▸ **TASK GOAL**
Keep pictures out. Copy exactly the lines from the one containing "Generate a Python" to the one containing "headers = [r'$\Delta", endpoints included.
Start of INPUT ROWS
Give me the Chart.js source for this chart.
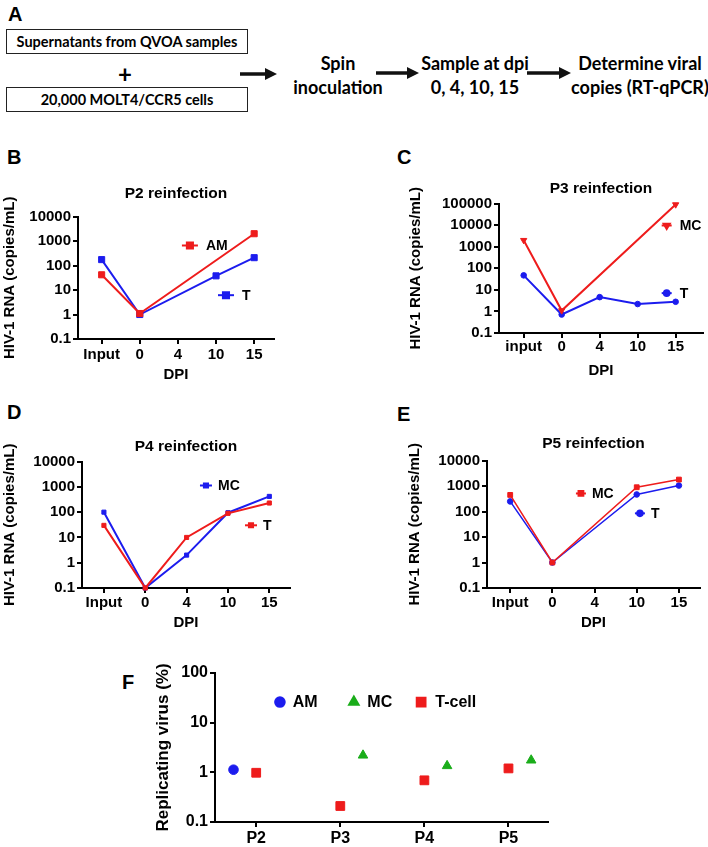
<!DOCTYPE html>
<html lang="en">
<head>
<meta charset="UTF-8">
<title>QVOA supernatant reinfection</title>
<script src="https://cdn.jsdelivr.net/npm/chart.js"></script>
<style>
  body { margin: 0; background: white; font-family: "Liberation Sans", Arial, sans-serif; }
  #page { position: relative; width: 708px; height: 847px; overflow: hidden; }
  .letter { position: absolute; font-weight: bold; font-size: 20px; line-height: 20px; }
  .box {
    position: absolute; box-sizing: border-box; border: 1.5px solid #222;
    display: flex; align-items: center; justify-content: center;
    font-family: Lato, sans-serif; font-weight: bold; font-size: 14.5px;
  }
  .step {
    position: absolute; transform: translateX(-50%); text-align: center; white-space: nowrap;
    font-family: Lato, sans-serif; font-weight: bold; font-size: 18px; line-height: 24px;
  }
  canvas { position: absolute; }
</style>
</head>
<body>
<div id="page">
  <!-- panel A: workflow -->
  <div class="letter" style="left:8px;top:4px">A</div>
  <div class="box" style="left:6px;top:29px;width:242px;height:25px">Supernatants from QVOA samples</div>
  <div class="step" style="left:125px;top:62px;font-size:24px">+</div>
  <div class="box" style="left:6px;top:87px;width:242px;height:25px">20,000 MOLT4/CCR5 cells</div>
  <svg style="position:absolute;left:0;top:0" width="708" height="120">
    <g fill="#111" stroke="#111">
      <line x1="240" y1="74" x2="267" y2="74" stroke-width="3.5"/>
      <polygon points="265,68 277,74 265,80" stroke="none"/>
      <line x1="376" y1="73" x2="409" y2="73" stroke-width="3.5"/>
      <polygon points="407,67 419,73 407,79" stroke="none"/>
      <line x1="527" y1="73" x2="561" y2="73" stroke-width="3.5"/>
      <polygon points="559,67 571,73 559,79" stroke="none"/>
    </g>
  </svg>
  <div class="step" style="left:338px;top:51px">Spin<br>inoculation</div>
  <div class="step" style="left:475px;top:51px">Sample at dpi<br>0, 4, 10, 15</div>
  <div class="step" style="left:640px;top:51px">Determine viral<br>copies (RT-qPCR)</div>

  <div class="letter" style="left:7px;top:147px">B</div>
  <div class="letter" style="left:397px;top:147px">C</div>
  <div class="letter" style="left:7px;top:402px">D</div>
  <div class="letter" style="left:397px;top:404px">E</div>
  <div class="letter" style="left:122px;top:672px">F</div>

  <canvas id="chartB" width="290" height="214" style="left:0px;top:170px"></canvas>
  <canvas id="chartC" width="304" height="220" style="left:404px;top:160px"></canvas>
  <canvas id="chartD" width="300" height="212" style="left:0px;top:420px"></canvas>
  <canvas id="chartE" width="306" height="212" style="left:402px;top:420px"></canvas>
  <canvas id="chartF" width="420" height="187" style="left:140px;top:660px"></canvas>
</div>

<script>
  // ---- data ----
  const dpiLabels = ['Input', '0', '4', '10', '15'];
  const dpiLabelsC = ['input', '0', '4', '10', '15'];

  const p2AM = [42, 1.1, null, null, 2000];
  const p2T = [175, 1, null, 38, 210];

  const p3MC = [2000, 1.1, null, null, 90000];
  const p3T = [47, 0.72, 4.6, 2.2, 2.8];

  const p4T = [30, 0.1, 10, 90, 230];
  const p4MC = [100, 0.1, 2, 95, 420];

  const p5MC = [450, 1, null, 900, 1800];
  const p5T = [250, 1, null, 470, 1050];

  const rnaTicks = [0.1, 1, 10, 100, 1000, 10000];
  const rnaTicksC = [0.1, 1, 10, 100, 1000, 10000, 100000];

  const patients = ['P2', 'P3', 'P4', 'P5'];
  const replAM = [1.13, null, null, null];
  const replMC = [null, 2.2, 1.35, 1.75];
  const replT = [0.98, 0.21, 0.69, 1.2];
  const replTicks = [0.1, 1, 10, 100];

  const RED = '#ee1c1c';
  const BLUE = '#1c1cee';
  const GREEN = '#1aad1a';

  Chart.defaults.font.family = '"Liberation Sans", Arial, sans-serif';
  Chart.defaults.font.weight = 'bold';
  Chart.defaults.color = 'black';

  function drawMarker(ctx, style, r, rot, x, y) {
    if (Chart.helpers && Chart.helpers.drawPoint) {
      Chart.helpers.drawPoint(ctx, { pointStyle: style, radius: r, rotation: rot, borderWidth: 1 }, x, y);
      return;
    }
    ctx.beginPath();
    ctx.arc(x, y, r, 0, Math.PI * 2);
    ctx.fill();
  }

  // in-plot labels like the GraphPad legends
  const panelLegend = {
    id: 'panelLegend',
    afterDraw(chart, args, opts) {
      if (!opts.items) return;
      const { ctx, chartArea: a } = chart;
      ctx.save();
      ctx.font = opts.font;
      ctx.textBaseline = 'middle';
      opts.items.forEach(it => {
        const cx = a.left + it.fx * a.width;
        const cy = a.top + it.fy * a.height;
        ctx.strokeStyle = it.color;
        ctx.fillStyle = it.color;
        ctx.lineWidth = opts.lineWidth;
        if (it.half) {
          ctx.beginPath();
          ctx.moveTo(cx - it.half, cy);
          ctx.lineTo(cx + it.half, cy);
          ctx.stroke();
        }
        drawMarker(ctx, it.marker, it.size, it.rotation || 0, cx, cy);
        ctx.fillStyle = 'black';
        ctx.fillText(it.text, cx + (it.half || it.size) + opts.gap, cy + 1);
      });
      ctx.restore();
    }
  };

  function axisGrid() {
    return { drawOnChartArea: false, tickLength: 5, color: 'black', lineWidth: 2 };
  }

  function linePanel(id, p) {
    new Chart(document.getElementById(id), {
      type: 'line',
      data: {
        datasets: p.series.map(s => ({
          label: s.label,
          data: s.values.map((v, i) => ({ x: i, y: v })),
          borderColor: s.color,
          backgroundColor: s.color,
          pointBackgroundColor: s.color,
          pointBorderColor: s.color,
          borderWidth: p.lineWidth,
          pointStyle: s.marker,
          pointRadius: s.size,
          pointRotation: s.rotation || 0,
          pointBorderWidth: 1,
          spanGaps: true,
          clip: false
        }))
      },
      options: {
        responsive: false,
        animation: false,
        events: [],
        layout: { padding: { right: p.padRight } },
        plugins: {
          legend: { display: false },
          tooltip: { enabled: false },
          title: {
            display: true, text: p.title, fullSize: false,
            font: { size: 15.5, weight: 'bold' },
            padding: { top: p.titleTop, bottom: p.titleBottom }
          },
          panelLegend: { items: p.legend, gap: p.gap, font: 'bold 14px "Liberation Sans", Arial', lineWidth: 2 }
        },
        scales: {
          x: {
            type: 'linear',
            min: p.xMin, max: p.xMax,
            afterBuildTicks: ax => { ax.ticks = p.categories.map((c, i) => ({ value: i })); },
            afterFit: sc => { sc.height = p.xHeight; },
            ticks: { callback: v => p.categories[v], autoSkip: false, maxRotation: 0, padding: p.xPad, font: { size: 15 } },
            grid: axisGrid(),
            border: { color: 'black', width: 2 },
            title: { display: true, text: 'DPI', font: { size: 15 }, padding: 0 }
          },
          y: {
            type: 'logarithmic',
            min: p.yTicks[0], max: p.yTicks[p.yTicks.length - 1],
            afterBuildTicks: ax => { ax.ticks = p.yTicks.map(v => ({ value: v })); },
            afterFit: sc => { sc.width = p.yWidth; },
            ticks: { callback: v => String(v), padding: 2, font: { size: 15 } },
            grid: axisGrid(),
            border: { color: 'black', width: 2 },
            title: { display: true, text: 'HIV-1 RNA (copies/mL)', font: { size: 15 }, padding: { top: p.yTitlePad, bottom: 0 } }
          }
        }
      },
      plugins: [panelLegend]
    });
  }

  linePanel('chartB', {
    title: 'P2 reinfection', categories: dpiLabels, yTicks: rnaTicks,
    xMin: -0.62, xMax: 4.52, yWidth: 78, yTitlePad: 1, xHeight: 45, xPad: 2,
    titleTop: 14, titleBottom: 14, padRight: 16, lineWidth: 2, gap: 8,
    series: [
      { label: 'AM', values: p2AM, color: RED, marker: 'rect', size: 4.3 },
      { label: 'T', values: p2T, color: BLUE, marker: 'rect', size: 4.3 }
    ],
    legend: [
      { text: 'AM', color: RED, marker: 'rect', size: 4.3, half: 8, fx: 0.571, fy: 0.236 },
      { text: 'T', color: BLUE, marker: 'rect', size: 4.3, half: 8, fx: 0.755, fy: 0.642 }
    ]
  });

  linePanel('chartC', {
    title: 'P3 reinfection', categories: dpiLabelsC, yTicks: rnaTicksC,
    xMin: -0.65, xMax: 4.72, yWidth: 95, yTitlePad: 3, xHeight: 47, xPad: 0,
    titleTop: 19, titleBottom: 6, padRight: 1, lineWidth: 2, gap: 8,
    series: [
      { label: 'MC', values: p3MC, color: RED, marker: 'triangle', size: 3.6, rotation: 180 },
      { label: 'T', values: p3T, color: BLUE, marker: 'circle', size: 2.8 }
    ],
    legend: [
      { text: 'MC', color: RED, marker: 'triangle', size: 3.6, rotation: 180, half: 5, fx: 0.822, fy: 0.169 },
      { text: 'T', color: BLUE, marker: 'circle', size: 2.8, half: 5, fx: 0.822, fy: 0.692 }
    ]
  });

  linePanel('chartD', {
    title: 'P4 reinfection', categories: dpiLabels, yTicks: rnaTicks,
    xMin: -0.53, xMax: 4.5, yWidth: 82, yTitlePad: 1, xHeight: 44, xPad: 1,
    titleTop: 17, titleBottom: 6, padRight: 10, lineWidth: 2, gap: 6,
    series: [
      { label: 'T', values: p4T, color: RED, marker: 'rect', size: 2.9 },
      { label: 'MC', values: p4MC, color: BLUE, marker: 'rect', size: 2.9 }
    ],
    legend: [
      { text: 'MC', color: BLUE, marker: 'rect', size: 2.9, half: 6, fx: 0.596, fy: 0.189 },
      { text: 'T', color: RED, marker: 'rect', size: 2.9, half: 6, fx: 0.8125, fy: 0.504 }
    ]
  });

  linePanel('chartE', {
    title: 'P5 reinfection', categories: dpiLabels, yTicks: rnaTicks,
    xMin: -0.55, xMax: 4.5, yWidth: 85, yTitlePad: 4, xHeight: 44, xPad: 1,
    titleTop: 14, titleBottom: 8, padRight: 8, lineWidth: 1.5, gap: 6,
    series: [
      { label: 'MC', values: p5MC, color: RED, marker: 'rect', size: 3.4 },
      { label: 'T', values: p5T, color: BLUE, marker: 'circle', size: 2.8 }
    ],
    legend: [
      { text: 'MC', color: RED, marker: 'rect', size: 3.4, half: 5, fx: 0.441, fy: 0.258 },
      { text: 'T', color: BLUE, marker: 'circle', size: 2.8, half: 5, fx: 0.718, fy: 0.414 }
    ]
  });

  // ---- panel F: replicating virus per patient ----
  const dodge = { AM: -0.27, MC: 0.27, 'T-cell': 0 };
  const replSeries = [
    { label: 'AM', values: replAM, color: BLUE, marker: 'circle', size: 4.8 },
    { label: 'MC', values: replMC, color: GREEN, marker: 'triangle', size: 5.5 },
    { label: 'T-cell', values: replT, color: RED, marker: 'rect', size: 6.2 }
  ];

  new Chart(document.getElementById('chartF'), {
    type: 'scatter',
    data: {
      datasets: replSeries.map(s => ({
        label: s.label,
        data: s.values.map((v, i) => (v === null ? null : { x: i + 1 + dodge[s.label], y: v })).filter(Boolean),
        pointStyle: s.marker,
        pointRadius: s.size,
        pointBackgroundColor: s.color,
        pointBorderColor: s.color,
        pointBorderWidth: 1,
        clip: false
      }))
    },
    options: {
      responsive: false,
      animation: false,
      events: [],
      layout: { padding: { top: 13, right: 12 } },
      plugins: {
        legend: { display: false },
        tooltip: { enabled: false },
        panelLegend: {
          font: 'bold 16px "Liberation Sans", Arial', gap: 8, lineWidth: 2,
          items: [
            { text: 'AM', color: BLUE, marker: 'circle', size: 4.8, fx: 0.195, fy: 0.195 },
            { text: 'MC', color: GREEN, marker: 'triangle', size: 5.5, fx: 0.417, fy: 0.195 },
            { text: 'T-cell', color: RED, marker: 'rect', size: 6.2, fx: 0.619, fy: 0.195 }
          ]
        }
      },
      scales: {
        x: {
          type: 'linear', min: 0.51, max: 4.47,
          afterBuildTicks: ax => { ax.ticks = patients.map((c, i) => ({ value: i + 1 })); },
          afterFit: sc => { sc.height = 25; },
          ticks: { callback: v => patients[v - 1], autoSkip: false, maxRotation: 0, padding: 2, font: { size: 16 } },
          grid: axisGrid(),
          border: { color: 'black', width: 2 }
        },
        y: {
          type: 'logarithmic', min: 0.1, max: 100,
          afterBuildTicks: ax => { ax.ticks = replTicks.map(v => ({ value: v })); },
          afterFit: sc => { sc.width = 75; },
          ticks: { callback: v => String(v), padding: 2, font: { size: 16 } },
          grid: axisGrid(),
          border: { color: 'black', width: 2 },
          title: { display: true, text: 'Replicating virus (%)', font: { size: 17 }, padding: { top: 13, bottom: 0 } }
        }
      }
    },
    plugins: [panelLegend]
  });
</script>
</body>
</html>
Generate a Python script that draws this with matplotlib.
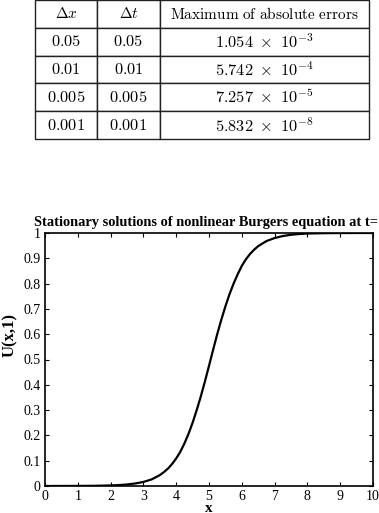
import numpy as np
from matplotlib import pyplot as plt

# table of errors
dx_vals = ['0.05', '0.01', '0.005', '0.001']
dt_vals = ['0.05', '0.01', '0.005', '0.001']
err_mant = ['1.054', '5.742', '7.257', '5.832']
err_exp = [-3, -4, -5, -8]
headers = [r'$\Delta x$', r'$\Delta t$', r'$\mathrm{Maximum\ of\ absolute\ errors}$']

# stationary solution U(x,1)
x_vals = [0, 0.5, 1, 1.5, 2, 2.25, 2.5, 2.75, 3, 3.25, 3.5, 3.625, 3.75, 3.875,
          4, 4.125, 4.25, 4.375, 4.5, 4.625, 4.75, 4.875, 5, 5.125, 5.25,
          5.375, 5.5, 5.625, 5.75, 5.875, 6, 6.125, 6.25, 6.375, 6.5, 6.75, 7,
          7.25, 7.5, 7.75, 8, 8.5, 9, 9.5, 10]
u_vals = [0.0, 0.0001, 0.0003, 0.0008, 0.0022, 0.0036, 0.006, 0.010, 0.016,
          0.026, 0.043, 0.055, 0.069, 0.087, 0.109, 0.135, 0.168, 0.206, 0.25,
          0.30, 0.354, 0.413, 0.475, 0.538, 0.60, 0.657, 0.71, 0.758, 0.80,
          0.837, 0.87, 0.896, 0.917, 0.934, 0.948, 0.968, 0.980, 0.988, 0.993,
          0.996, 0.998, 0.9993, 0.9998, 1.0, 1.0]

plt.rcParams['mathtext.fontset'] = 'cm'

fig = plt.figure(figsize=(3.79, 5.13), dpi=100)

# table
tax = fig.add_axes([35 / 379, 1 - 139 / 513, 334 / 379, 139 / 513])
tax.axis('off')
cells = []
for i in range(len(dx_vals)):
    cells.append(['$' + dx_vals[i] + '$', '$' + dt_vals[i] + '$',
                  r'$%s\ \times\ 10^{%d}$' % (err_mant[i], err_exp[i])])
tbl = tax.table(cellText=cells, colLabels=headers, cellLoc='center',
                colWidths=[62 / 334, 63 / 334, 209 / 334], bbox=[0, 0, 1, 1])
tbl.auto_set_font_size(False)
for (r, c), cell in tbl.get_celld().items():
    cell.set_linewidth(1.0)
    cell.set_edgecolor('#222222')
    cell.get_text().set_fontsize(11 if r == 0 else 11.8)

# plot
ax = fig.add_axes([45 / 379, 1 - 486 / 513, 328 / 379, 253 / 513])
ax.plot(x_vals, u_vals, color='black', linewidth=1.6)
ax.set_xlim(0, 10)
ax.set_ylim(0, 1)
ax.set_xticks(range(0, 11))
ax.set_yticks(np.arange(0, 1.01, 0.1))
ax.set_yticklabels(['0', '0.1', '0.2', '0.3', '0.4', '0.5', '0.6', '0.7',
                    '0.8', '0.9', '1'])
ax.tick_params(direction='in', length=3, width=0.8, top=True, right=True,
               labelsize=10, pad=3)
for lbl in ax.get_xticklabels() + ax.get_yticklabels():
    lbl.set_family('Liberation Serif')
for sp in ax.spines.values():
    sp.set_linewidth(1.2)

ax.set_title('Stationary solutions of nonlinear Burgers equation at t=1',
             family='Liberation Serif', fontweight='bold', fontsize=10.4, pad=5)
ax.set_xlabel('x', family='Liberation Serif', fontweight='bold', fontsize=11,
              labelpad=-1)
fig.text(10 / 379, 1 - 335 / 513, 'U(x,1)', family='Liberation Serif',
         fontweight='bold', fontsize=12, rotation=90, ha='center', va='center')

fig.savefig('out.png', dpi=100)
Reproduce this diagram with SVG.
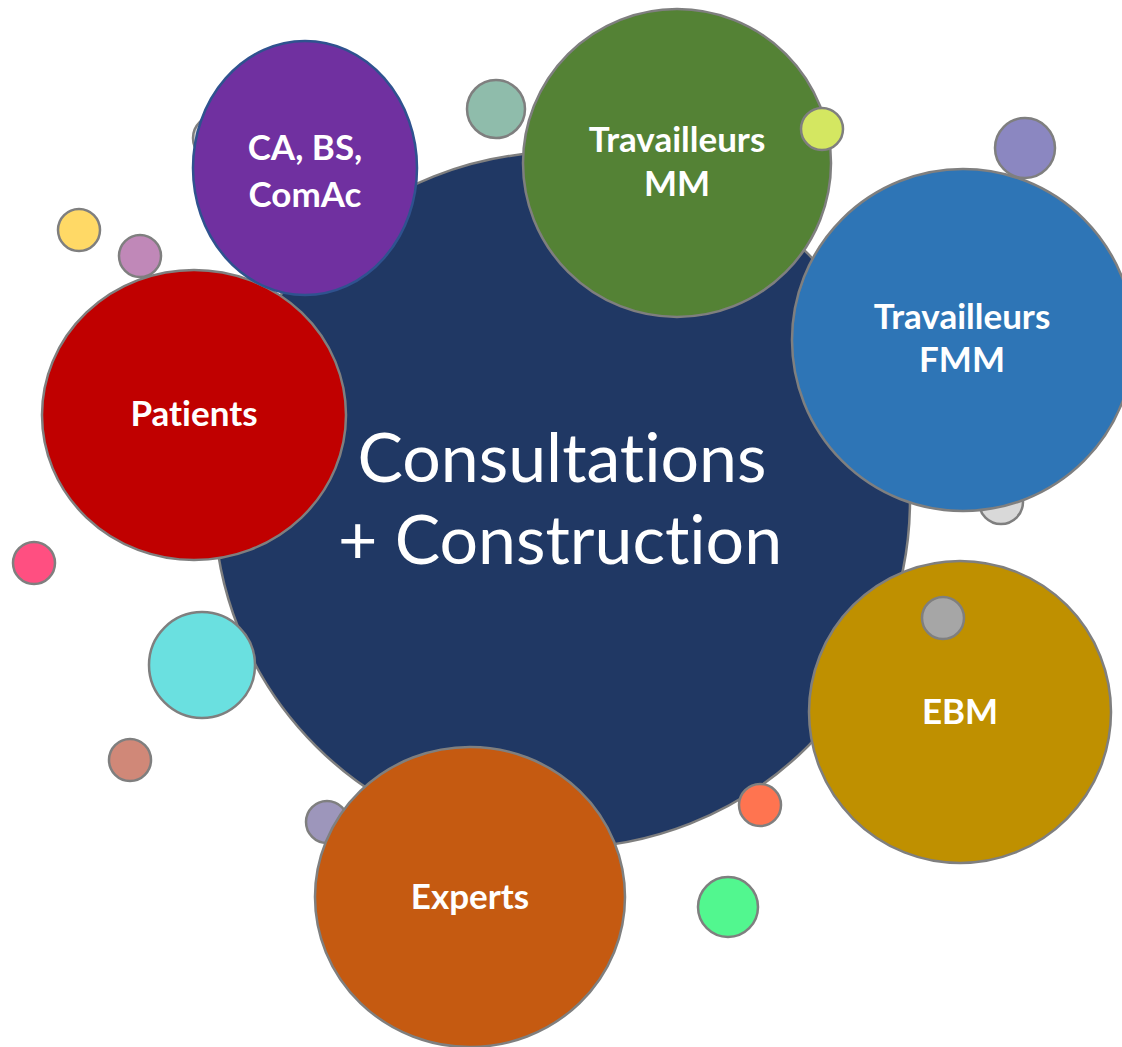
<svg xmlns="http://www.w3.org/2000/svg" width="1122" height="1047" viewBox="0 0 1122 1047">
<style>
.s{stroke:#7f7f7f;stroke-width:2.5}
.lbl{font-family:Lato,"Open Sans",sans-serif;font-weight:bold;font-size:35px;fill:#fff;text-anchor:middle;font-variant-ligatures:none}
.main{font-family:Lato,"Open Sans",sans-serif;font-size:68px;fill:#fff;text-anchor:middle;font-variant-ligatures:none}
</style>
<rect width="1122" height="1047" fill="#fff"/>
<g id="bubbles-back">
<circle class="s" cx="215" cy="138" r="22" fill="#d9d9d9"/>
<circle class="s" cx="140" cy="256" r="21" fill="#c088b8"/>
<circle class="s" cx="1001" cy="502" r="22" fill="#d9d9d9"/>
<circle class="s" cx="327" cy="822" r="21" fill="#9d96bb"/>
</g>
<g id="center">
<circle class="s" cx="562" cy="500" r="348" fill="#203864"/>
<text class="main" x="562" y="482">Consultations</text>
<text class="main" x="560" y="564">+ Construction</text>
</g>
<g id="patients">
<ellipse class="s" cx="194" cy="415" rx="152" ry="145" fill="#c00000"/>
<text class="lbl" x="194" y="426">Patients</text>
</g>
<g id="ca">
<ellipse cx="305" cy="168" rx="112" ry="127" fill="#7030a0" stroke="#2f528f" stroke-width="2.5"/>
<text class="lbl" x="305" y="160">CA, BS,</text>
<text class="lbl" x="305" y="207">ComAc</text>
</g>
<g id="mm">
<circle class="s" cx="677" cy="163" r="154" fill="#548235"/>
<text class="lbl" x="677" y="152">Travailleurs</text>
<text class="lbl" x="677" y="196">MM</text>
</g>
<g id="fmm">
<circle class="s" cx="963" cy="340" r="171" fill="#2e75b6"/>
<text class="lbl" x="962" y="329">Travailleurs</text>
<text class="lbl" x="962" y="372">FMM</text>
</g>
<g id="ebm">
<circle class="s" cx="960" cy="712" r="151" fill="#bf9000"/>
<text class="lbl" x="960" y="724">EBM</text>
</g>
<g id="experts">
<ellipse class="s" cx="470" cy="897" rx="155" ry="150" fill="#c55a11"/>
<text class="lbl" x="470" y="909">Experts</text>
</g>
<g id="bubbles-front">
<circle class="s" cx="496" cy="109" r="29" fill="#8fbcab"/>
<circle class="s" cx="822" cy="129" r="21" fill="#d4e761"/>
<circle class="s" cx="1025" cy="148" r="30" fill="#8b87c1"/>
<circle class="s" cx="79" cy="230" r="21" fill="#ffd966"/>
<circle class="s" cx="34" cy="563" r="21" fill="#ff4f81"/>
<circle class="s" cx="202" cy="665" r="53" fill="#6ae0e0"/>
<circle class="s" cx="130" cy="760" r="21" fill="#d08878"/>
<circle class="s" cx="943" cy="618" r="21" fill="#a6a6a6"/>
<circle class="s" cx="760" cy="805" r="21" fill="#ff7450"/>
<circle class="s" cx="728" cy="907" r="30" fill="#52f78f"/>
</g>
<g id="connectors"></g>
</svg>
End of INPUT ROWS
▸ **SOLUTION TO THIS EXERCISE**
Generate a Python script that draws this with matplotlib.
import numpy as np
from matplotlib import pyplot as plt

# table of errors
dx_vals = ['0.05', '0.01', '0.005', '0.001']
dt_vals = ['0.05', '0.01', '0.005', '0.001']
err_mant = ['1.054', '5.742', '7.257', '5.832']
err_exp = [-3, -4, -5, -8]
headers = [r'$\Delta x$', r'$\Delta t$', r'$\mathrm{Maximum\ of\ absolute\ errors}$']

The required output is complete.